▸ **Aim of the exercise**:
Starting at the line containing "Give me the Plotly source for this chart." and ending at the line containing "import plotly.graph_objects as go", reproduce each line exactly as written, with both end lines included and all pictures omitted.

-- start Data extract --

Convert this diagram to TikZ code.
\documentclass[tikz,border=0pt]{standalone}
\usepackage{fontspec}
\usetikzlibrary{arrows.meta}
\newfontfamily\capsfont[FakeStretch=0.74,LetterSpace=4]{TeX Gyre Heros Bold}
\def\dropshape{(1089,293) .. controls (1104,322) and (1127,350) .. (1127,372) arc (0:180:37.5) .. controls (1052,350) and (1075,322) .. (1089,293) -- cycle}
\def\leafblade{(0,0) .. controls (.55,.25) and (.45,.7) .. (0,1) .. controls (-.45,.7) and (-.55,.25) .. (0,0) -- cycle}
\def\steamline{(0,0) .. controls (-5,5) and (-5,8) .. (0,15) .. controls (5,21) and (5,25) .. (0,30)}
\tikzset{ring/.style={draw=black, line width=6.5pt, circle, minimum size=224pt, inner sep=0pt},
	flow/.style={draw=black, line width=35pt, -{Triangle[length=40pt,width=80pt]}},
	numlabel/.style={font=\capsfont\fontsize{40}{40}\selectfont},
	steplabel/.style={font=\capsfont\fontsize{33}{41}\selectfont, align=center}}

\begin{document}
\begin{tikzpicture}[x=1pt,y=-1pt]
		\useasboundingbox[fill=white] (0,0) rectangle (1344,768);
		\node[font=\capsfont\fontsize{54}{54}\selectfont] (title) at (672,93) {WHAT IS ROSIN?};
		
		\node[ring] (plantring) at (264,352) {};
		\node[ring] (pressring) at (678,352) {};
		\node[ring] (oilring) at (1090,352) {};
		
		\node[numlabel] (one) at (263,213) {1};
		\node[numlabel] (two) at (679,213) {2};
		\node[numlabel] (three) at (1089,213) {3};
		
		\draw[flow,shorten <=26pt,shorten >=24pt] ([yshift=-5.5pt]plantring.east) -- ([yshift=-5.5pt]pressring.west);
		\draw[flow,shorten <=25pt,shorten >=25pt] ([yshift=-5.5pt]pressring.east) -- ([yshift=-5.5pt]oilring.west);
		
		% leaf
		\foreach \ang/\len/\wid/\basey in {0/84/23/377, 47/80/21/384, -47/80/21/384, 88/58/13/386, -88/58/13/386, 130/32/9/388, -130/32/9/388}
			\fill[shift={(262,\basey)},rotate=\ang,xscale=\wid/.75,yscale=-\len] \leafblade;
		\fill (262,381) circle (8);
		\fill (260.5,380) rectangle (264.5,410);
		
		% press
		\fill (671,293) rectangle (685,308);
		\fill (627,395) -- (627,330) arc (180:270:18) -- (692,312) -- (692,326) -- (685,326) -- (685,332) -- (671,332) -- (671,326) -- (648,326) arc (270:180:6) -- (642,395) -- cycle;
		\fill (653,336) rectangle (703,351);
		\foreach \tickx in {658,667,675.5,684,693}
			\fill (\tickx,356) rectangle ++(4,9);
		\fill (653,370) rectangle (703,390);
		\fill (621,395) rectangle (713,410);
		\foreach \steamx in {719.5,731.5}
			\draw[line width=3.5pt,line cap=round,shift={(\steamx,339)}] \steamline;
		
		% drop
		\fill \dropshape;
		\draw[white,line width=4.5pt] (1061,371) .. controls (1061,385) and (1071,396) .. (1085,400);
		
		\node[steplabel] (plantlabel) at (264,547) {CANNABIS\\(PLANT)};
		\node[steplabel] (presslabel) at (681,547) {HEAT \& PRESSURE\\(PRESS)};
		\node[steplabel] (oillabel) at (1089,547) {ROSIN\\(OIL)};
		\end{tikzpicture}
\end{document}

-- end Data extract --
-- start Data extract --

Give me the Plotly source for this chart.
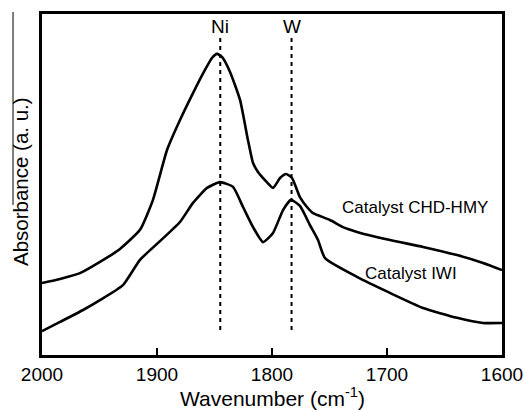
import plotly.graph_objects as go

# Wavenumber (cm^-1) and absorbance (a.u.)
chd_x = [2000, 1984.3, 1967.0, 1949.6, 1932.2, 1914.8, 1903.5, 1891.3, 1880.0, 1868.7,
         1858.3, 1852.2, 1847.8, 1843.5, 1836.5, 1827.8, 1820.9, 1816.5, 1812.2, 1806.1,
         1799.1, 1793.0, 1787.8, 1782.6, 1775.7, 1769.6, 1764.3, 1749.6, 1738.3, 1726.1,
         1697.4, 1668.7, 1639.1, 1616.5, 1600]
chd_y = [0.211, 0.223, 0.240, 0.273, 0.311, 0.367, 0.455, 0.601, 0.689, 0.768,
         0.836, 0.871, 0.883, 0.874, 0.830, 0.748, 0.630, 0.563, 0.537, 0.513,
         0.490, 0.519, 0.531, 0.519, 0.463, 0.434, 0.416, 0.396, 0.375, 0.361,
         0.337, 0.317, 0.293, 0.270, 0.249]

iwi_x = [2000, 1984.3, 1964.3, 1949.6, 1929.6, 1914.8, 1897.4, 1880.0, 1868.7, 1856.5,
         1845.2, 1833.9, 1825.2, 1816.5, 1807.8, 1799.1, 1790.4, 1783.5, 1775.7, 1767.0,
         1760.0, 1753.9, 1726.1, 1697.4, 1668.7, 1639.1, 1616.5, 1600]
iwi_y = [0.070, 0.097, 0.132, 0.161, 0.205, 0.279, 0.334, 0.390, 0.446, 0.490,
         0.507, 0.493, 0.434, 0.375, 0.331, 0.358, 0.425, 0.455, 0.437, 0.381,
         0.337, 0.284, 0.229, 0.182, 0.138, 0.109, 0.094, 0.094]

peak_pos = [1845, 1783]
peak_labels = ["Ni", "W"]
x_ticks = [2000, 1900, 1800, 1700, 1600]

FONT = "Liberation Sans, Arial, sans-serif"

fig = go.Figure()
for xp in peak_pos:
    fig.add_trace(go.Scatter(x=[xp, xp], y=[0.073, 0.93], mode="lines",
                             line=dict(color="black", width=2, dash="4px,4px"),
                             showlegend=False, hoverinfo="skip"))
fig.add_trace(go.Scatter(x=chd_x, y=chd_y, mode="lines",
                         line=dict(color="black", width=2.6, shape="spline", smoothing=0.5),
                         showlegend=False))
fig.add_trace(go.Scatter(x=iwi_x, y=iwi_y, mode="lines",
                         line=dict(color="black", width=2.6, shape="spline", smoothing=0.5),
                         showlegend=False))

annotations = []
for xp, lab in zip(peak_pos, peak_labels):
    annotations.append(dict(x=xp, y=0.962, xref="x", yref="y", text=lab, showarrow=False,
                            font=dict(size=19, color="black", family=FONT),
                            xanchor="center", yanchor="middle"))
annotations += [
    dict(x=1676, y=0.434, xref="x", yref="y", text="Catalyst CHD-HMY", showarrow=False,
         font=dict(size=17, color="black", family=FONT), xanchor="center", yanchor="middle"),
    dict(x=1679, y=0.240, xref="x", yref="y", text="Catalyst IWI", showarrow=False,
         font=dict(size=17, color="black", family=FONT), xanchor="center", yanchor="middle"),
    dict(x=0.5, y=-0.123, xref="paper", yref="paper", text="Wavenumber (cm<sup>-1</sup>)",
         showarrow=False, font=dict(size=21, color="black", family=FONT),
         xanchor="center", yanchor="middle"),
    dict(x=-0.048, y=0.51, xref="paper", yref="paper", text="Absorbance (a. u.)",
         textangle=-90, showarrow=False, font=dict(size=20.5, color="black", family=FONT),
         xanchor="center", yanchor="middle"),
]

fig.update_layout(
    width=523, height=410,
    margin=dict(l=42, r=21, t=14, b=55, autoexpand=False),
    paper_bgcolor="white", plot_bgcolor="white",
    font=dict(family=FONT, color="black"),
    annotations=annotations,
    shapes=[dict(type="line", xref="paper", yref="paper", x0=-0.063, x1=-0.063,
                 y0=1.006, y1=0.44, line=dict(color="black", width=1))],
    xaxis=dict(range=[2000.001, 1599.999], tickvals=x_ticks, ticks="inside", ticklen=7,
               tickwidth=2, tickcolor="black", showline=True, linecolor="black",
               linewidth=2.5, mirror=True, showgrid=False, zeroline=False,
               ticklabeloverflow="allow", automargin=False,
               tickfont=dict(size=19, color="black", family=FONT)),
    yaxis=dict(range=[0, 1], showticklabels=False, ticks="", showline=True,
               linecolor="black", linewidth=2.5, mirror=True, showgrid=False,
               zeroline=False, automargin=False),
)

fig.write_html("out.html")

-- end Data extract --

▸ **Solution to this task**:
Give me the Plotly source for this chart.
import plotly.graph_objects as go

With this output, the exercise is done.